Medieval France. An Encyclopedia

(Darren Dugan) #1

Perhaps even more surprising, because of its northern location, is Saint-Vorles at
Châtillon-sur-Seine, between Dijon and Troyes. The decorative vocabulary of southern
Early Romanesque was so pervasive that scholars often overlook its vital contribution to
the fully developed Romanesque structure, in particular, the vaulting of major spaces.
North of the Alps, in addition to the early Christian tradition of the unvaulted
structure, as at Old St. Peter’s or St. John Lateran, there is the indigenous tradition of
timber architecture. Although none of these great structures survive, they are described in
such sources as Beowulf and the writings of Fortunatus, bishop of Poitiers. This tradition
of the great public building in wood facilitated the acceptance of the early Christian
wood-roofed basilica during the early-medieval, Carolingian, and Ottonian periods. The
great unvaulted basilicas of the Loire Valley from the end of the 10th century and
beginning of the 11th were in harmony with this tradition.
Two major innovations distinguish the emerging Romanesque basilica in the north: the
twin-towered façade, which replaced the Carolingian westwork, and the choir with
ambulatory and radiating chapels, which reflected new liturgical practices. These stylistic
characteristics are found only in the major cathedral and abbey churches of the first half
of the 11th century: Orléans cathedral, Saint-Aignan in Orléans, Saint-Martin in Tours,
Notre-Dame at Jumièges, and Bishop Fulbert’s cathedral in Chartres. These great
monuments are known to us in varying degrees through excavations, old drawings, and
significant surviving fragments. They were vast, unvaulted thin-wall structures, often
provided with tribunes or galleries over side aisles and with large, spacious transepts—
monuments that reflected the immense agricultural wealth of the Loire Valley,
Normandy, and the region to the south and east of Paris.
A fascinating example of the evolution of the twin-towered façade out of the
Carolingian westwork is still to be seen in the church of Notre-Dame at Jumièges.
Magnificent twin towers some 165 feet in height flank an atrophied westwork, which
projects slightly on the exterior in the Carolingian manner, as at Corvey in Germany.
Inside, a truncated platform remains, a downsizing of the elaborate Carolingian type, an
example of which is still extant at Corvey. The nave at Jumièges, covered as always in
large 11th-century buildings with a wooden roof, had galleries over the side aisles, in the
manner of the Loire examples at Orléans and Tours, and was rhythmically subdivided
into compartments by great transverse arches.
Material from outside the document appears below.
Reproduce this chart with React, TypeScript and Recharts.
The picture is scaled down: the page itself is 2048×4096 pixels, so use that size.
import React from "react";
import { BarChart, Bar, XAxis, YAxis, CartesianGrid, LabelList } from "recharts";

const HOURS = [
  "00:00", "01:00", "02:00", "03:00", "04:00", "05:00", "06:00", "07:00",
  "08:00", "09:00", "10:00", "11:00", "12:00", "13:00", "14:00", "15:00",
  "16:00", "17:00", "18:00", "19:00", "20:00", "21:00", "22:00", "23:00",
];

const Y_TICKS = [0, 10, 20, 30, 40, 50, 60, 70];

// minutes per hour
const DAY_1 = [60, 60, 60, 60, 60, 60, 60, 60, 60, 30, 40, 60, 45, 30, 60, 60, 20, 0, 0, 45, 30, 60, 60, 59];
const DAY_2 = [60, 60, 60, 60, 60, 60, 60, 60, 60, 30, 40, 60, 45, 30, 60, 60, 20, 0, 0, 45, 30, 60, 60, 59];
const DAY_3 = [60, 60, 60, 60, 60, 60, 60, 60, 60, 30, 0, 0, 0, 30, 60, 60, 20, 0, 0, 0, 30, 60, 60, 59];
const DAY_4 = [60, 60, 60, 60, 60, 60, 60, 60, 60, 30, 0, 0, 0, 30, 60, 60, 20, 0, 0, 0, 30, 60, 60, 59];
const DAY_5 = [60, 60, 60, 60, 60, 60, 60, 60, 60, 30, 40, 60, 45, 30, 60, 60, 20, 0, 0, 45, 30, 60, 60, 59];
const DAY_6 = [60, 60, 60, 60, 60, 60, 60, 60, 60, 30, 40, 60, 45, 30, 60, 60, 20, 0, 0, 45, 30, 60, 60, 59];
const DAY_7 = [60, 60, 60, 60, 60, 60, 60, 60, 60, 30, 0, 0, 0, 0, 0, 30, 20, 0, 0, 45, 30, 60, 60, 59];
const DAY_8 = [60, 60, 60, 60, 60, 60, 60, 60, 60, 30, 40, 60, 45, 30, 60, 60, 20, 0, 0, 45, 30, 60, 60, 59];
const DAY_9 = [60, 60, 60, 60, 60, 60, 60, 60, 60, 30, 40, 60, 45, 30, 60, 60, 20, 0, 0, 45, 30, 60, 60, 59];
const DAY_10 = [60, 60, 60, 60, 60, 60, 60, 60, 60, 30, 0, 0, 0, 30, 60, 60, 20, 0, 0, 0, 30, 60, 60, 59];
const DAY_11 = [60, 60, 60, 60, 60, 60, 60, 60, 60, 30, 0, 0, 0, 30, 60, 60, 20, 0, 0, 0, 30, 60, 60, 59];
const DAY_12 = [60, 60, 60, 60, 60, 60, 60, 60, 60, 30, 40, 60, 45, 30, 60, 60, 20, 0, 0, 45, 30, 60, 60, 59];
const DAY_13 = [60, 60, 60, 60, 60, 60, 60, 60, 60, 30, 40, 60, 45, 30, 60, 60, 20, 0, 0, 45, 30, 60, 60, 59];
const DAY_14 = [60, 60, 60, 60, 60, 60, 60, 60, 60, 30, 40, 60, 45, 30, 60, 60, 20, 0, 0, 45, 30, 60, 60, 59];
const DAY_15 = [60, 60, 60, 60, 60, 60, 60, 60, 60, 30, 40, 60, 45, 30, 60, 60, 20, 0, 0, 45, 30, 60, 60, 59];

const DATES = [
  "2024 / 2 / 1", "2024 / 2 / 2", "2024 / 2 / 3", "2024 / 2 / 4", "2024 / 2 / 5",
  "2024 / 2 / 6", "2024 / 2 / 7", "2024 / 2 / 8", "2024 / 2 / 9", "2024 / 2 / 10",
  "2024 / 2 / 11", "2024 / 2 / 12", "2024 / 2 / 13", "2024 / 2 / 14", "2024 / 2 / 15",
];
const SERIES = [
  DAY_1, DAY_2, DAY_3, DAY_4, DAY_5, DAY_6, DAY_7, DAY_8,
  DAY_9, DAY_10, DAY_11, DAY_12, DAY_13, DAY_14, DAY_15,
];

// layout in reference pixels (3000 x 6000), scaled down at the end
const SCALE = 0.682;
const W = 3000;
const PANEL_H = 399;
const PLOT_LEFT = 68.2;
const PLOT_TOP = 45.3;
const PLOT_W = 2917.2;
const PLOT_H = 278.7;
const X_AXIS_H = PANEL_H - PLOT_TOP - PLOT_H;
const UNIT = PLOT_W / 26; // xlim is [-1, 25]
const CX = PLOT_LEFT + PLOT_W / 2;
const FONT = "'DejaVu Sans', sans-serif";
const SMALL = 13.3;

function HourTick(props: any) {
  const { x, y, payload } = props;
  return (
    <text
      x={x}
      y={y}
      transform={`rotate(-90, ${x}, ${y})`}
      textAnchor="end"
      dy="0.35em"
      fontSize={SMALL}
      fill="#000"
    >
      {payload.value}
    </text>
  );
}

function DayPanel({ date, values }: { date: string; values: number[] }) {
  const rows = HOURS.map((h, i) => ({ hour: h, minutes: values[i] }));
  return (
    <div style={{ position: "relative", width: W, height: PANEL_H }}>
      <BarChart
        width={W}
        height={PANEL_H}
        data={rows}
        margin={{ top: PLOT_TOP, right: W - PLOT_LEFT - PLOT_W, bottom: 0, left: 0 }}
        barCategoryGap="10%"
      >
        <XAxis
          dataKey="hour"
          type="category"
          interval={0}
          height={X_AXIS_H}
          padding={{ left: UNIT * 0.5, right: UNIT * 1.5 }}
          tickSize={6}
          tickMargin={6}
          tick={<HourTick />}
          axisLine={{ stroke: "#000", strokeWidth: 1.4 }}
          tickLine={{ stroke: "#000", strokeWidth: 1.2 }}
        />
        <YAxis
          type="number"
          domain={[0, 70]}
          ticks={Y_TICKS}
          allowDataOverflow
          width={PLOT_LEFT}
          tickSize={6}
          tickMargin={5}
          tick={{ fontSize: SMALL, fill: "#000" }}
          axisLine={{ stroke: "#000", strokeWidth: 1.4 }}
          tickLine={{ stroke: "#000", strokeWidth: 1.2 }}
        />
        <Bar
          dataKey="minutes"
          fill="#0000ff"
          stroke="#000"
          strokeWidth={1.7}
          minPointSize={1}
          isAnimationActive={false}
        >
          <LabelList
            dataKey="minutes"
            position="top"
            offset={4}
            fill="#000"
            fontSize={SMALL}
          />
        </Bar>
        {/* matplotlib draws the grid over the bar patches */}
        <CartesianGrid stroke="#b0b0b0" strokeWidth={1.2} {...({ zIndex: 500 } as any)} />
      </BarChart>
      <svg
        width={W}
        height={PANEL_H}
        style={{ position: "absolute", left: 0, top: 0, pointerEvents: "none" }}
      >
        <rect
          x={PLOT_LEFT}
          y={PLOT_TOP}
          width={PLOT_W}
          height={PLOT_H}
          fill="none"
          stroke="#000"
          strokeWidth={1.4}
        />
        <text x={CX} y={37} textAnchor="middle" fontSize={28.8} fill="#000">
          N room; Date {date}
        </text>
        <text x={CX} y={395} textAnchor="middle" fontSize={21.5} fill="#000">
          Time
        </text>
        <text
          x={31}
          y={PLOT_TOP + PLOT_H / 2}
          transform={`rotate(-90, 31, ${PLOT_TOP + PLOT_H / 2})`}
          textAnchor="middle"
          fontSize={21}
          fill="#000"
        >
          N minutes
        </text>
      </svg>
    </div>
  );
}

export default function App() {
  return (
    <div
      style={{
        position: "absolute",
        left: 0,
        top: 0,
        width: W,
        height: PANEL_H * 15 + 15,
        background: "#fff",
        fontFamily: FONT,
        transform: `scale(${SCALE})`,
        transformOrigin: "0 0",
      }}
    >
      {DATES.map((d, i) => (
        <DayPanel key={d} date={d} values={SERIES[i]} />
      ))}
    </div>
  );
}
The nave and transept of the fine abbey church of Saint-Étienne at Caen, founded by
William the Conqueror and destined to be his resting place, is well known. It still boasts
its original though subsequently remodeled twin-towered façade, by which one enters this
great structure. Although the nave was vaulted in the 12th century, and underwent major
restoration subsequently, its original 1 1th-century form can be easily reconstructed: a
vast, thickwall structure with vaulted tribune galleries over the side aisles, surmounted by
a wall passage at the base of the clerestory windows. All three levels were lit by exterior
windows. The church of Saint-Remi at Reims followed the same general architectural
design in the first half of the 11th century: a thin-wall, wooden-roofed nave with galleries
over side aisles, intersecting a transept of equal width and height, also unvaulted.
Throughout the region to the north of the Loire this avant-garde building type prevailed.
As we would expect, smaller structures were more conservative in nature and did not
adhere to the format of the great monuments that were instrumental in the evolution of
the 12th-century, fully developed Romanesque style.